Reliving the Phoolan
story yet again
SHE was overtaken by her persona while she was alive. This persona was not just of her own making. It was thrust on her with the publication of her biographies in French, English and other languages and the release of the film Bandit Queen. She had become a celebrity. What kind of becoming it was and what tension it might have generated in her being, has been of no interest to her discoverers. If it attracted the attention of Dhruv Kumar whose film on her, The First Rebel, is being shown on Italian television, one cannot say.
She shot into public
gaze with the news of the alleged murder of 20 or so Thakurs of
Behmai by her. Media played it up so much that she become the subject
of biographies and the film Bandit Queen. That there was in her
life-story the potential for a fabulous narrative caught the attention
of media. Hereafter she enters a different milieu. In the world of
showbiz, public discourse and the loose talk monitored by the
gossip-peddlers amongst us, with vested interests, she loses control
over her persona. Her objections to her projection in the film were
not heeded. The truth of the narrative of the Bandit Queen that
she was at odds with was her truth, she was told. "The Bandit
Queen passes away" "Bhimai visits New Delhi after 23
years" "M.P. Phoolan dies a Bandit’s death" was
reported in the newspapers.
For the cinematic appeal of the film, Arundhati coins an interesting expression, the" rape-trick". The prurience of the rape scenes is sustained in such a subtle way that their outrageous import dissolves into the lascivious details. It’s box office masala with distinction. But for its "rape trick," would the film have done such good business? For Arundhati, the treatment meted out to Phoolan by Shekhar Kapoor and company was no different from that of the village Thakurs. Arundhati does not touch upon the background music, photography and the performance of the actress doing Phoolan Devi’s role. She also misses out the social and political impact of this outrage on the consciousness of those victims who would not even get to see the film.
The life of the people is the least important part of the film. The film does not see the rise of Phoolan from their midst, as an outgrowth of their traumas and terror of living in their kind of milieu. Making of the bandit, merely for the quick-sell of the narrative, is their primary concern. The concluding scene of the film is Phoolan’s bewilderment at public applause on her surrender.
There is no suggestion of any disempowerment of the Thakurs’ might. The might of the law is depicted but now how it is made so by the ilk of thakurs against the likes of Phoolan.
Phoolan was cremated at Mirzapur, her electoral constituency, and not the village that she came from. Her suction into the electoral politics is on. She is being made out to be a Robinhood prototype for the Dalits. The details of her cremation and its message were decided by the Samajwadi Party. In all likelihood, her sister would be M.P. in her place.
The fact that people elected her is a recognition of the larger-than-life element in her lifestory. The managers of caste politics are interested in its electoral pay-off, the media in the financial turnover and the academia in the ideological legitimacy they can wangle out of it.This aidstheir complicity in the power-play of the system against those who challenge it..
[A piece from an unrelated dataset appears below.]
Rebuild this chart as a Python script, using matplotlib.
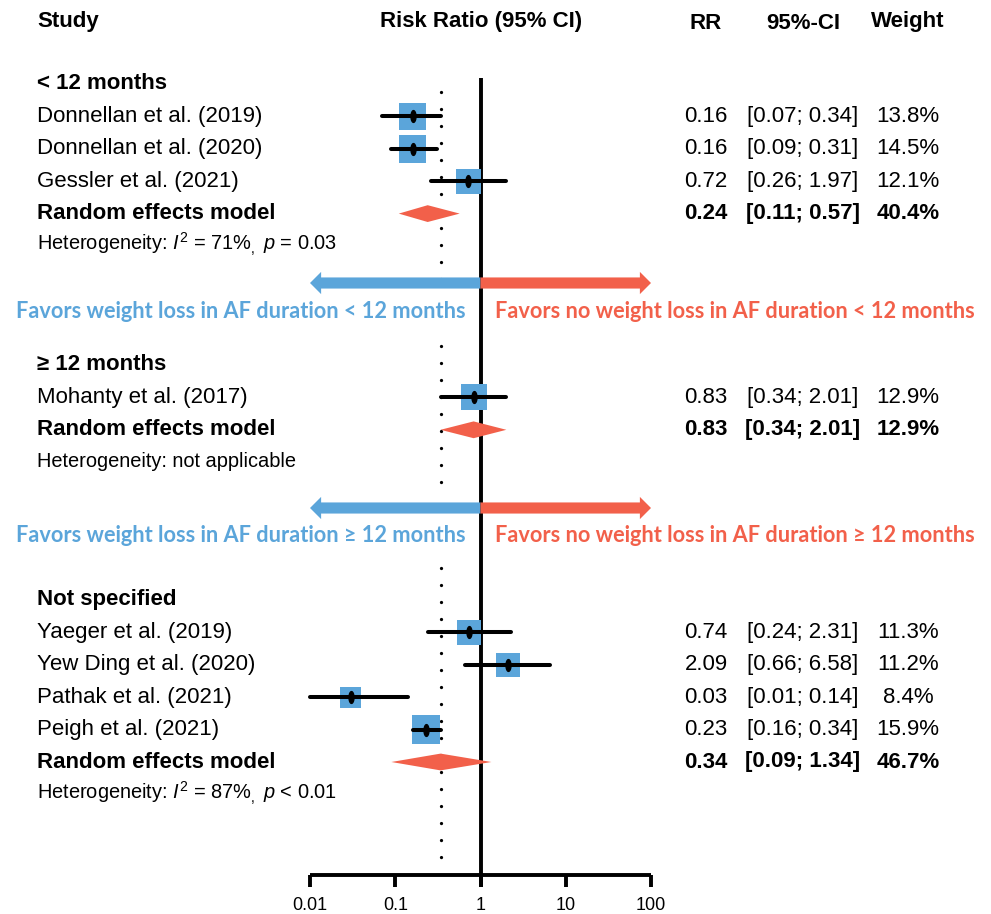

The organic grassroots reality of peoples’ struggles is increasingly being converted into icons, images and signs of the hyper-reality that sells.
The political implication of Phoolan’s life struggles are going to be caricatured in the public concern over her being shot down dead within few kilometres of Parliament House. What she had said, after finding herself in the company of parliament members about her journey from crime to politics would not be heard.
Explanations for her sudden end are rather cliched. They betray our predilections for the axiomatic morality, the triumph of the good over evil, of truth over falsehood and all that. The symbolic significance of her truth and fight against injustice stands overpowered by the unquestioned survival of the system against its rebels. The film Bandit Queen did well in the international and the national circuits because it had a subtle mix of the making of a heroine and its unmaking in the end. The truth of the Bandit Queen becomes ours — unevenly split between Phoolan and her oppressors. An international Phoolan Institute of Caste and Race study is going to open in England, though caste is not included on the agenda of the UNO conference on race shortly going to be held.
The Bandit Queen returned in
cinema houses of the country after Phoolan’s death. Seeing the film in
a rather empty hall, I remembered the gleeful booing and hissing from
the lower stalls of the hall over the rape scenes when I watched it in
for the first time. I wonder if unwitting revellers might have felt
sorry for it on second thoughts.Did they or did’nt they? I think the
same about producers of the film, the human rights activists who did not
come to Phoolan’s rescue in her struggle against the Thakurs, producers
of the film and the feminist crusaders who found her always untouchable.